** BEGIN **

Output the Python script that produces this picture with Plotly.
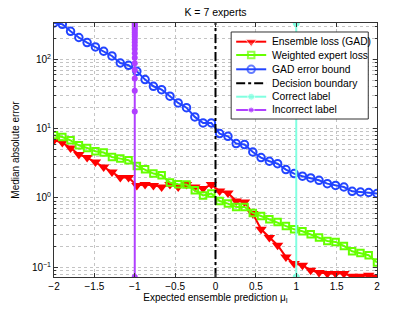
import plotly.graph_objects as go
import numpy as np

# x positions (40 points between -2 and 2)
mu = [-2.0, -1.897, -1.795, -1.692, -1.590, -1.487, -1.385, -1.282, -1.179, -1.077,
      -0.974, -0.872, -0.769, -0.667, -0.564, -0.462, -0.359, -0.256, -0.154, -0.051,
      0.051, 0.154, 0.256, 0.359, 0.462, 0.564, 0.667, 0.769, 0.872, 0.974,
      1.077, 1.179, 1.282, 1.385, 1.487, 1.590, 1.692, 1.795, 1.897, 2.0]

ensemble_loss = [6.8, 6.3, 5.27, 4.23, 3.83, 3.31, 2.80, 2.37, 1.97, 1.97,
                 1.52, 1.56, 1.52, 1.44, 1.56, 1.44, 1.56, 1.44, 1.37, 1.56,
                 1.26, 1.18, 0.905, 0.875, 0.595, 0.353, 0.268, 0.208, 0.141, 0.113,
                 0.107, 0.0905, 0.0839, 0.0811, 0.0811, 0.0811, 0.0741, 0.0741, 0.0767, 0.0724]

weighted_loss = [8.03, 7.59, 6.80, 5.76, 5.27, 4.72, 4.52, 3.91, 3.70, 3.50,
                 2.90, 2.59, 2.25, 2.13, 1.67, 1.58, 1.56, 1.29, 1.09, 1.16,
                 0.905, 0.830, 0.742, 0.742, 0.608, 0.550, 0.493, 0.451, 0.395, 0.353,
                 0.331, 0.299, 0.268, 0.240, 0.232, 0.203, 0.170, 0.161, 0.149, 0.117]

gad_bound = [335, 321, 254, 207, 175, 151, 131, 112, 88.7, 82.2,
             67.3, 51.1, 40.9, 36.6, 29.4, 23.5, 20.1, 14.8, 12.1, 12.1,
             8.49, 7.76, 6.10, 5.90, 4.61, 3.83, 3.39, 3.13, 2.57, 2.25,
             2.06, 1.95, 1.80, 1.61, 1.52, 1.44, 1.25, 1.22, 1.20, 1.16]

boundary_x = [0, 0]
boundary_y = [0.0724, 335]

correct_x = [1, 1]
correct_y = [0.0724, 335]

incorrect_y = [0.0724, 17.7, 35.3, 52.9, 70.5, 88.2, 106, 123, 141, 159,
               176, 194, 212, 229, 247, 265, 282, 300, 317, 335]
incorrect_x = [-1] * len(incorrect_y)

x_ticks = [-2, -1.5, -1, -0.5, 0, 0.5, 1, 1.5, 2]
x_tick_text = ["\u22122", "\u22121.5", "\u22121", "\u22120.5", "0", "0.5", "1", "1.5", "2"]
y_ticks = [0.1, 1, 10, 100]
y_tick_text = ["10<sup>\u22121</sup>", "10<sup>0</sup>", "10<sup>1</sup>", "10<sup>2</sup>"]

series_names = ["Ensemble loss (GAD)", "Weighted expert loss", "GAD error bound",
                "Decision boundary", "Correct label", "Incorrect label"]

RED = "#ff0000"
GREEN = "#66ff00"
BLUE = "#2244ff"
CYAN = "#80ffe0"
MAG = "#b040ff"

styles = [
    dict(line=dict(color=RED, width=2), marker=dict(symbol="triangle-down", size=10, color=RED), mode="lines+markers"),
    dict(line=dict(color=GREEN, width=2), marker=dict(symbol="square-open", size=6.5, color=GREEN, line=dict(width=2)), mode="lines+markers"),
    dict(line=dict(color=BLUE, width=2), marker=dict(symbol="circle-open", size=7.5, color=BLUE, line=dict(width=2)), mode="lines+markers"),
    dict(line=dict(color="black", width=2, dash="dashdot"), marker=dict(size=1), mode="lines"),
    dict(line=dict(color=CYAN, width=2), marker=dict(symbol="circle", size=7, color=CYAN), mode="lines+markers"),
    dict(line=dict(color=MAG, width=2), marker=dict(symbol="circle", size=6, color=MAG), mode="lines+markers"),
]

xs = [mu, mu, mu, boundary_x, correct_x, incorrect_x]
ys = [ensemble_loss, weighted_loss, gad_bound, boundary_y, correct_y, incorrect_y]

fig = go.Figure()
for name, x, y, st in zip(series_names, xs, ys, styles):
    fig.add_trace(go.Scatter(x=x, y=y, name=name, showlegend=False, hoverinfo="skip", **st))

# ---- legend drawn on an overlay axis (paper-like 0..1 coordinates) ----
lx0, lx1, ly0, ly1 = 0.5485, 0.973, 0.622, 0.9646
fig.add_trace(go.Scatter(x=[lx0, lx1, lx1, lx0, lx0], y=[ly0, ly0, ly1, ly1, ly0],
                         xaxis="x2", yaxis="y2", mode="lines", fill="toself",
                         fillcolor="white", line=dict(color="#333", width=1),
                         showlegend=False, hoverinfo="skip"))
sx0, sx1 = 0.564, 0.657
sxm = (sx0 + sx1) / 2
entry_y = [0.9264, 0.874, 0.8177, 0.7626, 0.7098, 0.6575]
for name, st, ey in zip(series_names, styles, entry_y):
    mk = dict(st["marker"])
    if st["mode"] == "lines":
        fig.add_trace(go.Scatter(x=[sx0, sx1], y=[ey, ey], xaxis="x2", yaxis="y2",
                                 mode="lines", line=st["line"], showlegend=False,
                                 hoverinfo="skip", cliponaxis=False))
    else:
        mk["size"] = [0, mk["size"], 0]
        fig.add_trace(go.Scatter(x=[sx0, sxm, sx1], y=[ey, ey, ey], xaxis="x2", yaxis="y2",
                                 mode="lines+markers", line=st["line"], marker=mk,
                                 showlegend=False, hoverinfo="skip", cliponaxis=False))
    fig.add_annotation(x=0.669, y=ey, xref="paper", yref="paper", text=name,
                       showarrow=False, xanchor="left", yanchor="middle",
                       font=dict(size=10.3, color="black"))

ymin = min(ensemble_loss)
ymax = max(gad_bound)

GRID = "#c4c4c4"
FONT = "Liberation Sans, Arial, sans-serif"
fig.update_layout(
    width=415, height=312,
    margin=dict(l=54, r=38, t=23, b=35),
    paper_bgcolor="white", plot_bgcolor="white",
    font=dict(family=FONT, size=10, color="black"),
    title=dict(text="K = 7 experts", x=0.5, xref="paper", xanchor="center",
               y=0.962, yref="container", yanchor="middle", font=dict(size=10.5)),
    showlegend=False,
    hovermode=False,
    xaxis2=dict(overlaying="x", range=[0, 1], visible=False, fixedrange=True),
    yaxis2=dict(overlaying="y", range=[0, 1], visible=False, fixedrange=True),
)
fig.update_layout(xaxis=dict(range=[-2, 2], tickvals=x_ticks, ticktext=x_tick_text,
                 showgrid=True, gridcolor=GRID, griddash="dot", gridwidth=1,
                 ticks="inside", ticklen=4, tickcolor="#333",
                 showline=True, linecolor="#333", linewidth=1, mirror="allticks",
                 zeroline=False,
                 title=dict(text="Expected ensemble prediction \u03bc<sub>I</sub>", standoff=2,
                            font=dict(size=10))))
fig.update_layout(yaxis=dict(type="log", range=[np.log10(ymin), np.log10(ymax)],
                 tickvals=y_ticks, ticktext=y_tick_text,
                 showgrid=True, gridcolor=GRID, griddash="dot", gridwidth=1,
                 minor=dict(dtick="D1", showgrid=True, gridcolor=GRID, griddash="dot",
                            ticks="inside", ticklen=2, tickcolor="#333"),
                 ticks="inside", ticklen=4, tickcolor="#333",
                 showline=True, linecolor="#333", linewidth=1, mirror="allticks",
                 zeroline=False,
                 title=dict(text="Median absolute error", standoff=10, font=dict(size=10))))

fig.write_html("out.html", config={"displayModeBar": False},
               post_script="document.body.style.margin='0px';")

** END **

• JOB
Quote the listing above in full, except for the pictures.

• RESPONSE TO THE EXERCISE
Output the Python script that produces this picture with Plotly.
import plotly.graph_objects as go
import numpy as np

# x positions (40 points between -2 and 2)
mu = [-2.0, -1.897, -1.795, -1.692, -1.590, -1.487, -1.385, -1.282, -1.179, -1.077,
      -0.974, -0.872, -0.769, -0.667, -0.564, -0.462, -0.359, -0.256, -0.154, -0.051,
      0.051, 0.154, 0.256, 0.359, 0.462, 0.564, 0.667, 0.769, 0.872, 0.974,
      1.077, 1.179, 1.282, 1.385, 1.487, 1.590, 1.692, 1.795, 1.897, 2.0]

ensemble_loss = [6.8, 6.3, 5.27, 4.23, 3.83, 3.31, 2.80, 2.37, 1.97, 1.97,
                 1.52, 1.56, 1.52, 1.44, 1.56, 1.44, 1.56, 1.44, 1.37, 1.56,
                 1.26, 1.18, 0.905, 0.875, 0.595, 0.353, 0.268, 0.208, 0.141, 0.113,
                 0.107, 0.0905, 0.0839, 0.0811, 0.0811, 0.0811, 0.0741, 0.0741, 0.0767, 0.0724]

weighted_loss = [8.03, 7.59, 6.80, 5.76, 5.27, 4.72, 4.52, 3.91, 3.70, 3.50,
                 2.90, 2.59, 2.25, 2.13, 1.67, 1.58, 1.56, 1.29, 1.09, 1.16,
                 0.905, 0.830, 0.742, 0.742, 0.608, 0.550, 0.493, 0.451, 0.395, 0.353,
                 0.331, 0.299, 0.268, 0.240, 0.232, 0.203, 0.170, 0.161, 0.149, 0.117]

gad_bound = [335, 321, 254, 207, 175, 151, 131, 112, 88.7, 82.2,
             67.3, 51.1, 40.9, 36.6, 29.4, 23.5, 20.1, 14.8, 12.1, 12.1,
             8.49, 7.76, 6.10, 5.90, 4.61, 3.83, 3.39, 3.13, 2.57, 2.25,
             2.06, 1.95, 1.80, 1.61, 1.52, 1.44, 1.25, 1.22, 1.20, 1.16]

boundary_x = [0, 0]
boundary_y = [0.0724, 335]

correct_x = [1, 1]
correct_y = [0.0724, 335]

incorrect_y = [0.0724, 17.7, 35.3, 52.9, 70.5, 88.2, 106, 123, 141, 159,
               176, 194, 212, 229, 247, 265, 282, 300, 317, 335]
incorrect_x = [-1] * len(incorrect_y)

x_ticks = [-2, -1.5, -1, -0.5, 0, 0.5, 1, 1.5, 2]
x_tick_text = ["\u22122", "\u22121.5", "\u22121", "\u22120.5", "0", "0.5", "1", "1.5", "2"]
y_ticks = [0.1, 1, 10, 100]
y_tick_text = ["10<sup>\u22121</sup>", "10<sup>0</sup>", "10<sup>1</sup>", "10<sup>2</sup>"]

series_names = ["Ensemble loss (GAD)", "Weighted expert loss", "GAD error bound",
                "Decision boundary", "Correct label", "Incorrect label"]

RED = "#ff0000"
GREEN = "#66ff00"
BLUE = "#2244ff"
CYAN = "#80ffe0"
MAG = "#b040ff"

styles = [
    dict(line=dict(color=RED, width=2), marker=dict(symbol="triangle-down", size=10, color=RED), mode="lines+markers"),
    dict(line=dict(color=GREEN, width=2), marker=dict(symbol="square-open", size=6.5, color=GREEN, line=dict(width=2)), mode="lines+markers"),
    dict(line=dict(color=BLUE, width=2), marker=dict(symbol="circle-open", size=7.5, color=BLUE, line=dict(width=2)), mode="lines+markers"),
    dict(line=dict(color="black", width=2, dash="dashdot"), marker=dict(size=1), mode="lines"),
    dict(line=dict(color=CYAN, width=2), marker=dict(symbol="circle", size=7, color=CYAN), mode="lines+markers"),
    dict(line=dict(color=MAG, width=2), marker=dict(symbol="circle", size=6, color=MAG), mode="lines+markers"),
]

xs = [mu, mu, mu, boundary_x, correct_x, incorrect_x]
ys = [ensemble_loss, weighted_loss, gad_bound, boundary_y, correct_y, incorrect_y]

fig = go.Figure()
for name, x, y, st in zip(series_names, xs, ys, styles):
    fig.add_trace(go.Scatter(x=x, y=y, name=name, showlegend=False, hoverinfo="skip", **st))

# ---- legend drawn on an overlay axis (paper-like 0..1 coordinates) ----
lx0, lx1, ly0, ly1 = 0.5485, 0.973, 0.622, 0.9646
fig.add_trace(go.Scatter(x=[lx0, lx1, lx1, lx0, lx0], y=[ly0, ly0, ly1, ly1, ly0],
                         xaxis="x2", yaxis="y2", mode="lines", fill="toself",
                         fillcolor="white", line=dict(color="#333", width=1),
                         showlegend=False, hoverinfo="skip"))
sx0, sx1 = 0.564, 0.657
sxm = (sx0 + sx1) / 2
entry_y = [0.9264, 0.874, 0.8177, 0.7626, 0.7098, 0.6575]
for name, st, ey in zip(series_names, styles, entry_y):
    mk = dict(st["marker"])
    if st["mode"] == "lines":
        fig.add_trace(go.Scatter(x=[sx0, sx1], y=[ey, ey], xaxis="x2", yaxis="y2",
                                 mode="lines", line=st["line"], showlegend=False,
                                 hoverinfo="skip", cliponaxis=False))
    else:
        mk["size"] = [0, mk["size"], 0]
        fig.add_trace(go.Scatter(x=[sx0, sxm, sx1], y=[ey, ey, ey], xaxis="x2", yaxis="y2",
                                 mode="lines+markers", line=st["line"], marker=mk,
                                 showlegend=False, hoverinfo="skip", cliponaxis=False))
    fig.add_annotation(x=0.669, y=ey, xref="paper", yref="paper", text=name,
                       showarrow=False, xanchor="left", yanchor="middle",
                       font=dict(size=10.3, color="black"))

ymin = min(ensemble_loss)
ymax = max(gad_bound)

GRID = "#c4c4c4"
FONT = "Liberation Sans, Arial, sans-serif"
fig.update_layout(
    width=415, height=312,
    margin=dict(l=54, r=38, t=23, b=35),
    paper_bgcolor="white", plot_bgcolor="white",
    font=dict(family=FONT, size=10, color="black"),
    title=dict(text="K = 7 experts", x=0.5, xref="paper", xanchor="center",
               y=0.962, yref="container", yanchor="middle", font=dict(size=10.5)),
    showlegend=False,
    hovermode=False,
    xaxis2=dict(overlaying="x", range=[0, 1], visible=False, fixedrange=True),
    yaxis2=dict(overlaying="y", range=[0, 1], visible=False, fixedrange=True),
)
fig.update_layout(xaxis=dict(range=[-2, 2], tickvals=x_ticks, ticktext=x_tick_text,
                 showgrid=True, gridcolor=GRID, griddash="dot", gridwidth=1,
                 ticks="inside", ticklen=4, tickcolor="#333",
                 showline=True, linecolor="#333", linewidth=1, mirror="allticks",
                 zeroline=False,
                 title=dict(text="Expected ensemble prediction \u03bc<sub>I</sub>", standoff=2,
                            font=dict(size=10))))
fig.update_layout(yaxis=dict(type="log", range=[np.log10(ymin), np.log10(ymax)],
                 tickvals=y_ticks, ticktext=y_tick_text,
                 showgrid=True, gridcolor=GRID, griddash="dot", gridwidth=1,
                 minor=dict(dtick="D1", showgrid=True, gridcolor=GRID, griddash="dot",
                            ticks="inside", ticklen=2, tickcolor="#333"),
                 ticks="inside", ticklen=4, tickcolor="#333",
                 showline=True, linecolor="#333", linewidth=1, mirror="allticks",
                 zeroline=False,
                 title=dict(text="Median absolute error", standoff=10, font=dict(size=10))))

fig.write_html("out.html", config={"displayModeBar": False},
               post_script="document.body.style.margin='0px';")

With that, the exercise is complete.